In late August, word came from University Hall that the history department could initiate four of its seven proposed searches, Gordon said.

Around the same time, Nancy L. Rosenblum, chair of the government department, was told to postpone four proposed searches—two for junior professors and two for senior professors.

And some department chairs, such as van der Kuijp, Arthur Kleinman of Anthropology, and Xiao-Li Meng of Statistics, are still waiting for a response to their letters.

In any case, the late news from University Hall meant departments advertised for posts late, and were forced to rework long-term plans to compensate for anticipated searches that weren’t approved.

“Did this have to come at the end of August?” Rosenblum asked.

EMPTYING COFFERS

According to Meng, the statistics department chair, Kirby gave a speech “addressing all the rumors” of a Faculty-wide hiring slowdown at a department chair retreat at the American Academy of Arts and Sciences in Somerville, Mass., on Sept. 13.

One explanation Kirby offered for the change was an unexpectedly high “yield” of prospective professors who accepted Harvard’s offers to join the Faculty, several chairs said. According to Kirby’s Sept. 23 letter, that yield was 75 percent for senior faculty—“far above our historic norm,” Kirby wrote.

As a result, the Faculty grew faster than anticipated and, perhaps, too fast.

“I have, this year, wanted to slow down the hiring pace so as to catch our breath and to make sure that the many young faculty we’ve hired are properly guided and supported,” Venkatesh Narayanamurti, the dean of the physical sciences, wrote in an e-mail.

But the Faculty’s rapid growth was apparent to administrators at least two months before they called on department heads to reduce their hiring. On June 3, Kirby told The Crimson it was “virtually certain” that the Faculty’s size would reach 700 in this academic year.

At the time, he did not suggest that a hiring slowdown would be necessary to compensate for the faster-than-anticipated growth.

“[A]ll this came in the wake of an unusual year, and which mandated further analysis,” Kirby wrote in an e-mail.

Eight department chairs interviewed by The Crimson said there were two key reasons, aside from the strain brought on by the rapid growth of the Faculty, behind the decision to put the brakes on Faculty expansion.d

One factor several chairs cited was the high cost of campus construction projects, including the Center for Government and International Studies (CGIS) and the North Yard science complex on Oxford Street.

“The cost of all the buildings that are going up on campus for the Faculty of Arts and Sciences has been extraordinarily more than expected,” said Gordon, the chair of the history department, calling the combination of more salaries to pay and the high bills on construction projects a “double crunch” on the budget.

University Hall did not provide any figures related to construction costs, nor would the administration respond to repeated requests for comment on budget projections.

In his e-mail, Kirby acknowledged that the building projects “have all been subject to the significant inflation of construction costs across the nation in recent years.”

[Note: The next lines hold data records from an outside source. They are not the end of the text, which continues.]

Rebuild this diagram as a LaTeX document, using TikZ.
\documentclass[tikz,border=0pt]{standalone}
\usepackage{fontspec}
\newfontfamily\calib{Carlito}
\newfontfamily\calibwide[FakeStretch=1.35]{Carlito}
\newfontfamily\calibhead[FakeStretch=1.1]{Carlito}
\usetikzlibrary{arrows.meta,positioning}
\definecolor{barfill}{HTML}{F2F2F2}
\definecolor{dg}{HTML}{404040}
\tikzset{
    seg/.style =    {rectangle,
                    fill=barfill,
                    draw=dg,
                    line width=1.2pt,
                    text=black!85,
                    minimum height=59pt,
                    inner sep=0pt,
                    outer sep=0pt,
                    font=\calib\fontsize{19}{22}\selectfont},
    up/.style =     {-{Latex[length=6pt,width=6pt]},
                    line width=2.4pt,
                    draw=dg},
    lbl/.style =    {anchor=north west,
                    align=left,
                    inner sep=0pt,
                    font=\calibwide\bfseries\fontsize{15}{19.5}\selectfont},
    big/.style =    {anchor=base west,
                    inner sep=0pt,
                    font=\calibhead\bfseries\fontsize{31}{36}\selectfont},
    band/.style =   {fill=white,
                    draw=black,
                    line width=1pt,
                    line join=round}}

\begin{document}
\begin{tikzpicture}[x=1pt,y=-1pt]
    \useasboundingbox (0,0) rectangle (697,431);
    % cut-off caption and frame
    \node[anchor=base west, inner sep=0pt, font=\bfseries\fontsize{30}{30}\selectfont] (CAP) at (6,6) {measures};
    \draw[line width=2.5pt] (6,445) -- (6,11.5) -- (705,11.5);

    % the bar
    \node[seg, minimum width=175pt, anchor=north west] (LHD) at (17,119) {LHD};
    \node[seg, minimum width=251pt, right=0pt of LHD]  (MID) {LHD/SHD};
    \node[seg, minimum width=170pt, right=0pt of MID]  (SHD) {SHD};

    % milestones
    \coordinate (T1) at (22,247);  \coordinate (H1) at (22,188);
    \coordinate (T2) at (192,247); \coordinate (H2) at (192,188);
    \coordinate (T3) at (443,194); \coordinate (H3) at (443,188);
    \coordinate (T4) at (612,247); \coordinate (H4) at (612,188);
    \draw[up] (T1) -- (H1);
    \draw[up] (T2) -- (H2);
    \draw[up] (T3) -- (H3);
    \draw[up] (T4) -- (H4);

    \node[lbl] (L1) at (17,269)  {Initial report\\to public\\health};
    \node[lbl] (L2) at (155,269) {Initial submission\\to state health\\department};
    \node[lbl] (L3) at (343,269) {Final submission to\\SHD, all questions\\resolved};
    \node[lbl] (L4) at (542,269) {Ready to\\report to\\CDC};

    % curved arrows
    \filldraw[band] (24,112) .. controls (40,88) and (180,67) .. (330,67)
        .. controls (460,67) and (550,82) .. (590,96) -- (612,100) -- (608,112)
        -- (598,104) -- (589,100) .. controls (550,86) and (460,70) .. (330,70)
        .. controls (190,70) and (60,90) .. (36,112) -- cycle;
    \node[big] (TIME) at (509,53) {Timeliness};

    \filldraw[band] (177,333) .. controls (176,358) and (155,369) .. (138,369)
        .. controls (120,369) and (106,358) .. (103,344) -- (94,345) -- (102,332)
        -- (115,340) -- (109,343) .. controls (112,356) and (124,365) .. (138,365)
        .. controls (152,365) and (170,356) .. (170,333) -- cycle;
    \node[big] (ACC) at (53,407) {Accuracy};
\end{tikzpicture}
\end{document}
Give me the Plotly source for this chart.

“[B]ut they are not, by themselves, impediments to faculty growth,” he wrote.

The third reason offered for the slowdown, the department chairs said, is the delay of the University-wide capital campaign, brought on in part by the turmoil last spring over University President Lawrence H. Summers and the continuing debate over the Harvard College Curricular Review.

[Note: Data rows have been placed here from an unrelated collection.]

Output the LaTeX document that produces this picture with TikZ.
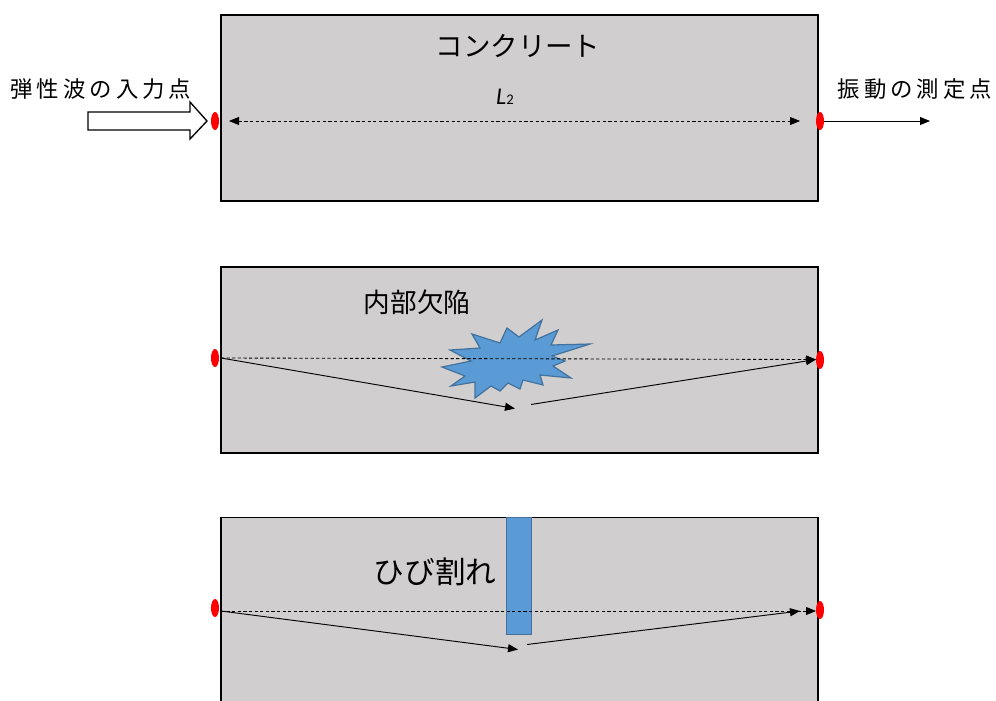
\documentclass[tikz,border=0pt]{standalone}
\usepackage{fontspec}
\newfontfamily\jpfont{Noto Sans CJK JP}
\newfontfamily\latfont{Carlito}
\usetikzlibrary{arrows.meta,shapes.geometric}
\definecolor{concrete}{HTML}{D0CECE}
\definecolor{defectfill}{HTML}{5B9BD5}
\definecolor{defectline}{HTML}{41719C}
\newcommand\gap{\kern3pt }
\begin{document}
\begin{tikzpicture}[x=0.75pt,y=-0.75pt,
  slab/.style={draw=black, line width=1.1pt, fill=concrete, inner sep=0pt},
  sensordot/.style={ellipse, fill=red, draw=none, minimum width=6pt, minimum height=13.5pt, inner sep=0pt},
  tip/.style={-{Triangle[length=7.5pt,width=6pt]}},
  ray/.style={line width=0.7pt, tip},
  direct/.style={line width=0.65pt, dash pattern=on 2.4pt off 1.8pt, tip},
  defect/.style={draw=defectline, fill=defectfill, line width=0.9pt},
  bigjp/.style={font=\jpfont\fontsize{20.6}{24}\selectfont},
  midjp/.style={font=\jpfont\fontsize{20}{24}\selectfont},
  smalljp/.style={font=\jpfont\fontsize{16.8}{20}\selectfont},
]
\clip (0,0) rectangle (996,700);
\fill[white] (0,0) rectangle (996,700);

% ---------- sound concrete ----------
\node[slab, minimum width=447.75pt, minimum height=139.5pt] (slab1) at (519.5,108) {};
\node[bigjp] (title1) at (518,46) {コンクリート};
\node[font=\latfont, inner sep=0pt] (len) at (505,97) {{\fontsize{18}{20}\selectfont\itshape L}{\fontsize{11}{12}\selectfont 2}};
\node[smalljp] (inlabel) at (101,89) {弾\gap 性\gap 波\gap の\gap 入\gap 力\gap 点};
\node[smalljp] (outlabel) at (915,89) {振\gap 動\gap の\gap 測\gap 定\gap 点};

% input arrow (block arrow)
\draw[line width=1pt, fill=white] (88,112) -- (190,112) -- (190,102) -- (207,121) -- (190,139) -- (190,130) -- (88,130) -- cycle;
\node[sensordot] (in1) at (215,121) {};
\node[sensordot] (out1) at (820,121) {};
\coordinate (a1s) at (229,121);
\coordinate (a1e) at (800,121);
\coordinate (probe) at (930,121);
\draw[direct, {Triangle[length=7.5pt,width=6pt]}-{Triangle[length=7.5pt,width=6pt]}] (a1s) -- (a1e);
\draw[ray] (out1.east) -- (probe);

% ---------- internal defect ----------
\node[slab, minimum width=447.75pt, minimum height=139.5pt] (slab2) at (519.5,360) {};
\node[midjp] (title2) at (417,302) {内部欠陥};
\draw[defect] (542,320) -- (535,340) -- (558,330) -- (551,345) -- (590,344) -- (552,356)
  -- (565,361) -- (553,366) -- (571,378) -- (540,375) -- (543,385) -- (523,380)
  -- (520,389) -- (508,383) -- (500,391) -- (491,386) -- (475,398) -- (475,382)
  -- (451,386) -- (465,376) -- (442,367) -- (471,361) -- (450,350) -- (480,348)
  -- (472,334) -- (500,343) -- (507,328) -- (519,337) -- cycle;
\node[sensordot] (in2) at (215,358) {};
\node[sensordot] (out2) at (820,360) {};
\coordinate (b2s) at (221,358);
\coordinate (b2e) at (816,359.5);
\coordinate (b2d) at (515,408.5);
\coordinate (b2r) at (531,404.5);
\draw[direct] (b2s) -- (b2e);
\draw[ray] (b2s) -- (b2d);
\draw[ray] (b2r) -- (b2e);

% ---------- crack ----------
\node[slab, minimum width=447.75pt, minimum height=151.9pt] (slab3) at (519.5,618.75) {};
\node[font=\jpfont\fontsize{23}{26}\selectfont] (title3) at (435,572) {ひび割れ};
\node[defect, minimum width=18.75pt, minimum height=87.75pt, inner sep=0pt] (crack) at (519,576) {};
\node[sensordot] (in3) at (215,608) {};
\node[sensordot] (out3) at (820,610) {};
\coordinate (c3s) at (221,611);
\coordinate (c3e) at (816,611);
\coordinate (c3d) at (518,649.5);
\coordinate (c3r) at (527,644.5);
\coordinate (c3f) at (800,611);
\draw[direct] (c3s) -- (c3e);
\draw[ray] (c3s) -- (c3d);
\draw[ray] (c3r) -- (c3f);
\end{tikzpicture}
\end{document}
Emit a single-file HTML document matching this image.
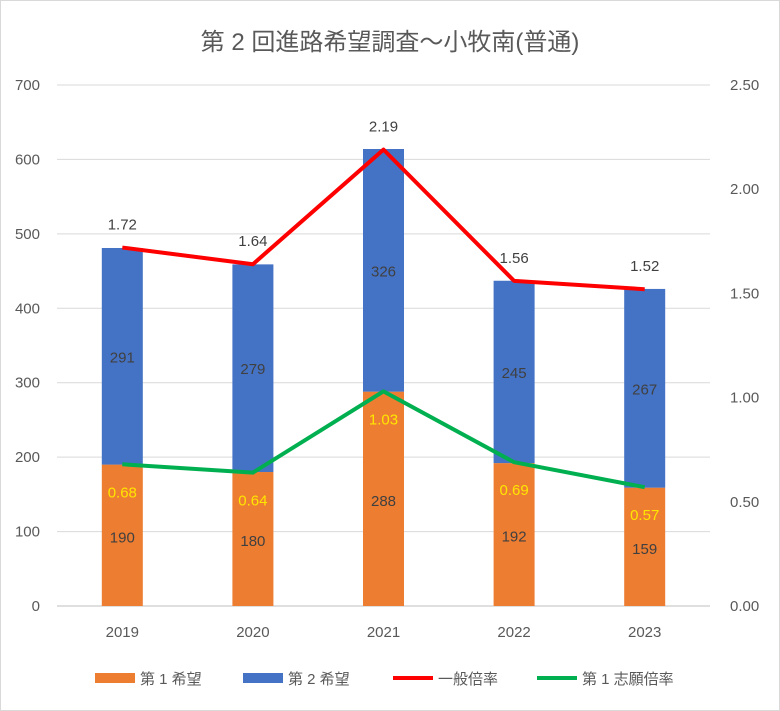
<!DOCTYPE html>
<html><head><meta charset="utf-8">
<style>
body{margin:0;background:#fff;}
svg{display:block;font-family:"Liberation Sans","Noto Sans CJK JP",sans-serif;}
</style></head>
<body>
<svg id="chart" width="780" height="711">
<rect x="0.5" y="0.5" width="779" height="710" fill="#fff" stroke="#d9d9d9"/>
<text x="390" y="50" text-anchor="middle" font-size="24" fill="#595959">第 2 回進路希望調査～小牧南(普通)</text>
<g id="grid"></g><g id="bars"></g><g id="lines"></g><g id="labels"></g><g id="axes"></g>
<g id="legend"></g>
</svg>
<script>
const categories=["2019","2020","2021","2022","2023"];
const first=[190,180,288,192,159];
const second=[291,279,326,245,267];
const general=[1.72,1.64,2.19,1.56,1.52];
const firstRate=[0.68,0.64,1.03,0.69,0.57];
const leftTicks=[0,100,200,300,400,500,600,700];
const rightTicks=["0.00","0.50","1.00","1.50","2.00","2.50"];

const NS="http://www.w3.org/2000/svg";
const X0=57,X1=710,Y0=606,Y1=85;
const band=(X1-X0)/categories.length;
const xc=i=>X0+band*(i+0.5);
const yl=v=>Y0-(v/700)*(Y0-Y1);
const yr=v=>Y0-(v/2.5)*(Y0-Y1);
function mk(tag,attrs,parent,text){const e=document.createElementNS(NS,tag);for(const k in attrs)e.setAttribute(k,attrs[k]);if(text!==undefined)e.textContent=text;document.getElementById(parent).appendChild(e);return e;}

leftTicks.forEach(t=>{
  const l=mk("line",{x1:X0,x2:X1,y1:yl(t),y2:yl(t),stroke:t===0?"#bfbfbf":"#d9d9d9","stroke-width":1},"grid");
  
  
  const tx=mk("text",{x:40,y:yl(t)+5,"text-anchor":"end","font-size":15,fill:"#595959"},"axes",String(t));
  
  
});
rightTicks.forEach(t=>{
  const tx=mk("text",{x:730,y:yr(parseFloat(t))+5,"text-anchor":"start","font-size":15,fill:"#595959"},"axes",t);
  
  
});
const bw=41;
categories.forEach((c,i)=>{
  const x=xc(i);
  const r1=mk("rect",{x:x-bw/2,y:yl(first[i]),width:bw,height:Y0-yl(first[i]),fill:"#ED7D31"},"bars");
  
  
  const tot=first[i]+second[i];
  const r2=mk("rect",{x:x-bw/2,y:yl(tot),width:bw,height:yl(first[i])-yl(tot),fill:"#4472C4"},"bars");
  
  
  const t1=mk("text",{x:x,y:(yl(first[i])+Y0)/2+7,"text-anchor":"middle","font-size":15,fill:"#404040"},"labels",String(first[i]));
  
  
  const t2=mk("text",{x:x,y:(yl(first[i])+yl(tot))/2+6,"text-anchor":"middle","font-size":15,fill:"#404040"},"labels",String(second[i]));
  
  
  const tx=mk("text",{x:x,y:Y0+31,"text-anchor":"middle","font-size":15,fill:"#595959"},"axes",c);
  
  
  const t3=mk("text",{x:x,y:yr(general[i])-18,"text-anchor":"middle","font-size":15,fill:"#404040"},"labels",general[i].toFixed(2));
  
  
  const t4=mk("text",{x:x,y:yr(firstRate[i])+33,"text-anchor":"middle","font-size":15,fill:"#FFE600"},"labels",firstRate[i].toFixed(2));
  
  
});
const pg=mk("polyline",{points:general.map((v,i)=>xc(i)+","+yr(v)).join(" "),fill:"none",stroke:"#FF0000","stroke-width":4,"stroke-linejoin":"round"},"lines");


const pf=mk("polyline",{points:firstRate.map((v,i)=>xc(i)+","+yr(v)).join(" "),fill:"none",stroke:"#00B050","stroke-width":4,"stroke-linejoin":"round"},"lines");



const leg=[["rect","#ED7D31","第 1 希望",95],["rect","#4472C4","第 2 希望",243],["line","#FF0000","一般倍率",393],["line","#00B050","第 1 志願倍率",537]];
leg.forEach(l=>{
  let m;
  if(l[0]==="rect") m=mk("rect",{x:l[3],y:673,width:40,height:10,fill:l[1]},"legend");
  else m=mk("line",{x1:l[3],x2:l[3]+40,y1:678,y2:678,stroke:l[1],"stroke-width":4},"legend");
  
  
  const t=mk("text",{x:l[3]+45,y:684,"font-size":15,fill:"#595959"},"legend",l[2]);
  
  
});
</script>
</body></html>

Kleinman, the anthropology chair, also referred to new high-cost initiatives across the University—such as the expansion plans for Allston and the Harvard Initiative for Global Health—that have committed much of the endowment. “So it’s not a surprise to me, and I don’t think it’s a surprise to most people, that we are going to slow down until a major campaign brings in new resources,” he said.

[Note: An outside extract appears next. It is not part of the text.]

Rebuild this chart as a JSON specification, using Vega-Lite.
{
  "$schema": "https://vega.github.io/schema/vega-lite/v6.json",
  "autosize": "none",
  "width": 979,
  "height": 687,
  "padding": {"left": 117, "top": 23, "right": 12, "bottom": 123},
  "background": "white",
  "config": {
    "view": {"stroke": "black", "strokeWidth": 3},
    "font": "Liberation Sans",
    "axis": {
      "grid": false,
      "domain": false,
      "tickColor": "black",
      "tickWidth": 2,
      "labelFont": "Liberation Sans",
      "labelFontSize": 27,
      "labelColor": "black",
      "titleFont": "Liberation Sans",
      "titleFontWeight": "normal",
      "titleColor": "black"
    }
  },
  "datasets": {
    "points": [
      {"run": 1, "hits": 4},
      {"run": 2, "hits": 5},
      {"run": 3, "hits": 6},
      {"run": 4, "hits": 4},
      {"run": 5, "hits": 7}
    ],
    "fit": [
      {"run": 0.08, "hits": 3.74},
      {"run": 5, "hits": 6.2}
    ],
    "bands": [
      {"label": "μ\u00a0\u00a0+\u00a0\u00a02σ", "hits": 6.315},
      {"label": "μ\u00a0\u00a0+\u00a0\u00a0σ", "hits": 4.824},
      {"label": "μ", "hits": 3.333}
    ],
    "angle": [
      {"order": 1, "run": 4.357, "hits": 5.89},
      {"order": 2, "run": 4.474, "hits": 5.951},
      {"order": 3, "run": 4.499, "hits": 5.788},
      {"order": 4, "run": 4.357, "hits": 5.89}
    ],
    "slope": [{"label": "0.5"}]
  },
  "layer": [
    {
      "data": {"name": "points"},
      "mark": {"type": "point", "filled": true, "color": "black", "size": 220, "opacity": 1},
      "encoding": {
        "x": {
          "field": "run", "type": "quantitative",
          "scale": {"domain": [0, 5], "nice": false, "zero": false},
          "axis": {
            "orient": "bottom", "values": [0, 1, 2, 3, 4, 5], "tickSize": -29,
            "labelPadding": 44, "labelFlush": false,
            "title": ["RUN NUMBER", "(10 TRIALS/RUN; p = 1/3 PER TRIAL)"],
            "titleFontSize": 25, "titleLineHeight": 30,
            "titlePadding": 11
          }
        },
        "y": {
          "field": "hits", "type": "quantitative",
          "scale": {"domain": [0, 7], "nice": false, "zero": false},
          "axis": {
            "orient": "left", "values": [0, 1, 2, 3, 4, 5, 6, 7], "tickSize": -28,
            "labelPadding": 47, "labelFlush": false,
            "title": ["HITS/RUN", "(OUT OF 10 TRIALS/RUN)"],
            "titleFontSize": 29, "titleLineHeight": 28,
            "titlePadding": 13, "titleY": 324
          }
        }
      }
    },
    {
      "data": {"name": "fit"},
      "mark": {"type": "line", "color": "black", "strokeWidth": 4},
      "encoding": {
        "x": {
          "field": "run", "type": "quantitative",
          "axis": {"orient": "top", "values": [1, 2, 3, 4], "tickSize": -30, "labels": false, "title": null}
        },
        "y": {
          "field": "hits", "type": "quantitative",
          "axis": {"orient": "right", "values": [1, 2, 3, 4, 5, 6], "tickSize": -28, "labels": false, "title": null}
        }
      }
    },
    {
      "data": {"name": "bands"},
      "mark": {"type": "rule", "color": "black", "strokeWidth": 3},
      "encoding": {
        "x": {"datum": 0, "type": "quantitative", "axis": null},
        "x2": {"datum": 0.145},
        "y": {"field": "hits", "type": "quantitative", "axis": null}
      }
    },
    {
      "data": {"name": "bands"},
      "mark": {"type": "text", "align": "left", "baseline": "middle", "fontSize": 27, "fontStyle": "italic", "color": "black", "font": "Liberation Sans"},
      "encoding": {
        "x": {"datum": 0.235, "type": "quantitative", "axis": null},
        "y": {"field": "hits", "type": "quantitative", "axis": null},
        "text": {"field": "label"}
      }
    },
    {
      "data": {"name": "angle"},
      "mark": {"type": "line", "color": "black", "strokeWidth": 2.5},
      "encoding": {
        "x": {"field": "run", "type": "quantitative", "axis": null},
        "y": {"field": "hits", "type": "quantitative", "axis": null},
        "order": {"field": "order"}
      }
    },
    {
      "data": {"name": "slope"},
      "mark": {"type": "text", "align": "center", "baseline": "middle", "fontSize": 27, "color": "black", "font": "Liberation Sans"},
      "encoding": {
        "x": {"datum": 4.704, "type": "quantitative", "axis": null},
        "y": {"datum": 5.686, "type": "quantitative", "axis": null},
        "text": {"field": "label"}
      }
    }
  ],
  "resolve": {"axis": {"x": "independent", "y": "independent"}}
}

Yet to Kleinman and other chairs, it’s unclear when Faculty hiring will resume at the fast clip of previous years—despite Kirby’s statements that the Faculty is only headed for a one-year slowdown.

“What’s worrisome about those explanations is that they suggest more than a one-year postponement of growth,” Rosenblum said of the three reasons offered for the hiring slowdown—faculty costs, construction costs, and the capital campaign delay.

Kirby pointed out in an e-mail that faculty searches will still go on this year. He has authorized 42 new searches and the continuation of 36 from 2004-05, but did not say how many total searches took place across FAS last year.

But as Gordon noted, it’s a “crapshoot” whether or not the Faculty will actually expand again at the close of this academic year.

That depends, Gordon said, on the number of professors who leave the FAS—for reasons such as retirement or denial of tenure—and the percentage of candidates who accept their offer from Harvard.

LOOKING FORWARD

Equally ambiguous is the hiring slowdown’s effect on recent FAS initiatives to increase faculty diversity.

Kleinman said the Faculty Council—the Faculty’s 18-member governing board, of which Kleinman is a member—had been told that “the commitment of resources has been made there and that the diversity initiative will not be seriously affected by this.”

“I frankly don’t know what that means,” Kleinman said. “I’ve heard the two things”—that diversity of the Faculty will continue to grow while new hires are slowed sharply—“and they seem to me to be jarringly different.”

While some department chairs, including Kleinman and Rosenblum, said they understood Kirby’s reasoning for slowing faculty growth for a year, none could envision the broader scope of the hiring slowdown.

“It’s hard to plan when you don’t know the long-term budget story,” Rosenblum said. “So I think the chairs are a bit mystified about where we’re going.”

Even so, Kleinman said that despite the surprise move to slow Faculty he growth, he felt Kirby “has explained it pretty well.”

“That is,” Kleinman said, “I’m not put out by it and I don’t think most of my colleagues are put out by it. We recognize that the speed at which we have increased the faculty is really astonishing when you stand away and look at it, and that it’s quite appropriate to have a period of slowdown.

“I don’t think, even at a wealthy institution like ours—a very wealthy institution—can you just proceed as if resources are not limited.”